E’ ambientato a Portoscuso, Horkos, per la regia di Marta Anatra. In quella piccola località della Sardegna sud-occidentale, gli abitanti avevano sempre vissuto, anche se in povertà, di pesca e dei prodotti della loro terra.
Horkos — Bellaria Film Festival
Tra gli anni Sessanta e Settanta nacque il polo industriale di Portovesme, che diede lavoro agli abitanti del posto e agli agricoltori ai quali lo Stato aveva confiscato le terre.
Portoscuso si popolò, il livello economico pro-capite dei cittadini del luogo crebbe. Non importa poi, se i fanghi rossi della fabbrica avevano inquinato tutto il territorio. C’era chi, con stoica rassegnazione, ricorda:
“Quando ci regalavano il vino, lo buttavamo. Era pieno di piombo.”
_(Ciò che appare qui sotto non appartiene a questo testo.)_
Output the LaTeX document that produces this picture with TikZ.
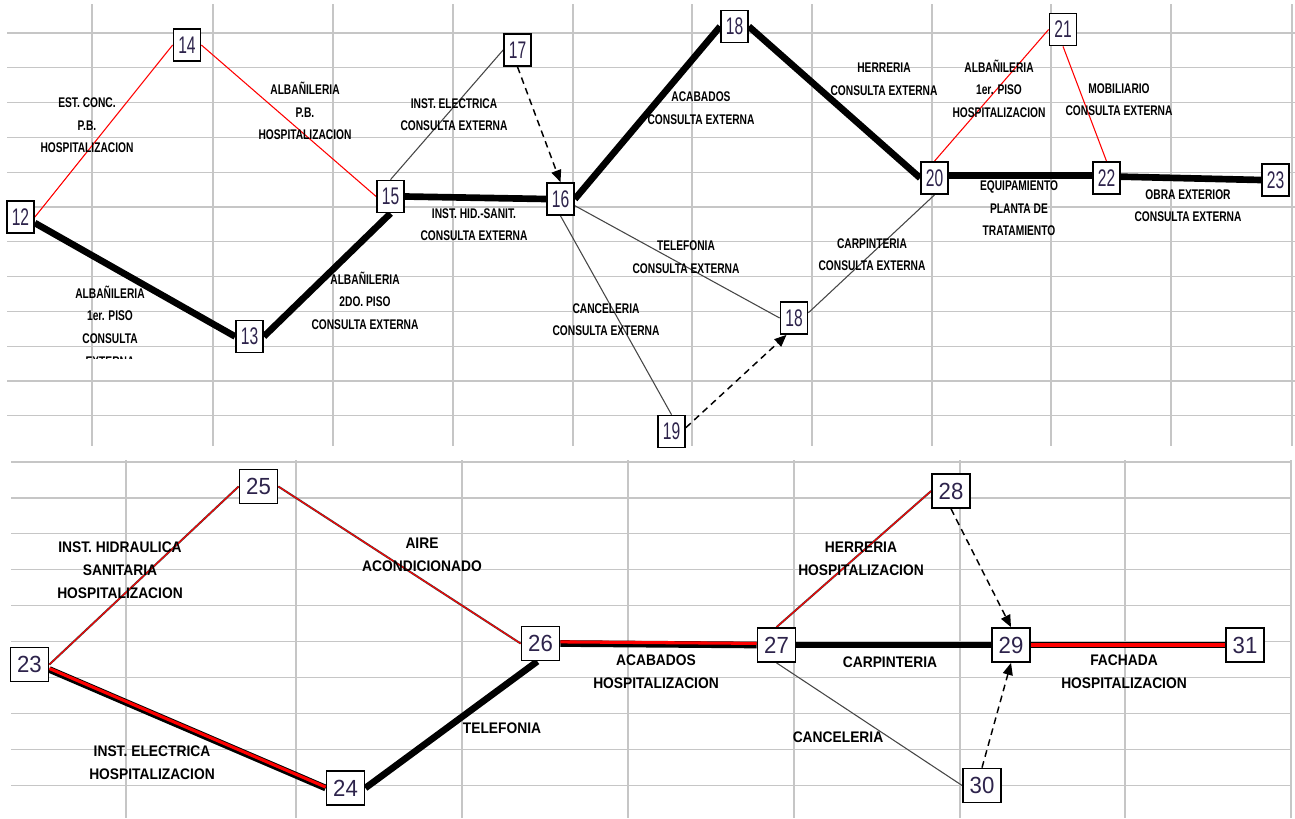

Dopo aver distrutto pesca a agricoltura, ecco la beffa. Nel 2009 la fabbrica, che produceva alluminio, è dismessa e gli operai messi a cassa integrazione.
Da allora un presidio permanente di lavoratori si batte, nel silenzio assordante delle istituzioni, per capire quale possa essere il loro futuro.
Horkos, un doc che narra come un polo industriale abbia distrutto pesca e agricoltura
Intanto, con il passare degli anni, gli operai più anziani sono andati in pensione e quelli rimasti, attendono, invano, di sapere se e quando la fabbrica sarà riconvertita.
La regista lascia che Fabrizio (Fabrizio Frisan), ritorni sui luoghi della sua infanzia e funga da file rouge per legare le storie di chi ricorda quando la fabbrica era ancora in funzione.
Horkos, arricchito con filmati di repertorio, non cede alla nostalgia e mostra, invece, la fierezza e la dignità di chi ancora oggi, a distanza di anni, attende una risposta dallo Stato.
Il titolo del doc rimanda alla parola greca “ὅρκος”, (giuramento), e nella mitologia ellenica indica il Dio o il demone che personifica la maledizione inflitta a colui che giura il falso.
Simbolo della resistenza degli operai della fabbrica di Portoscuso, l’orchidea che, nonostante la terra sia stata violentata e contaminata, continua a fiorire in mezzo ai veleni.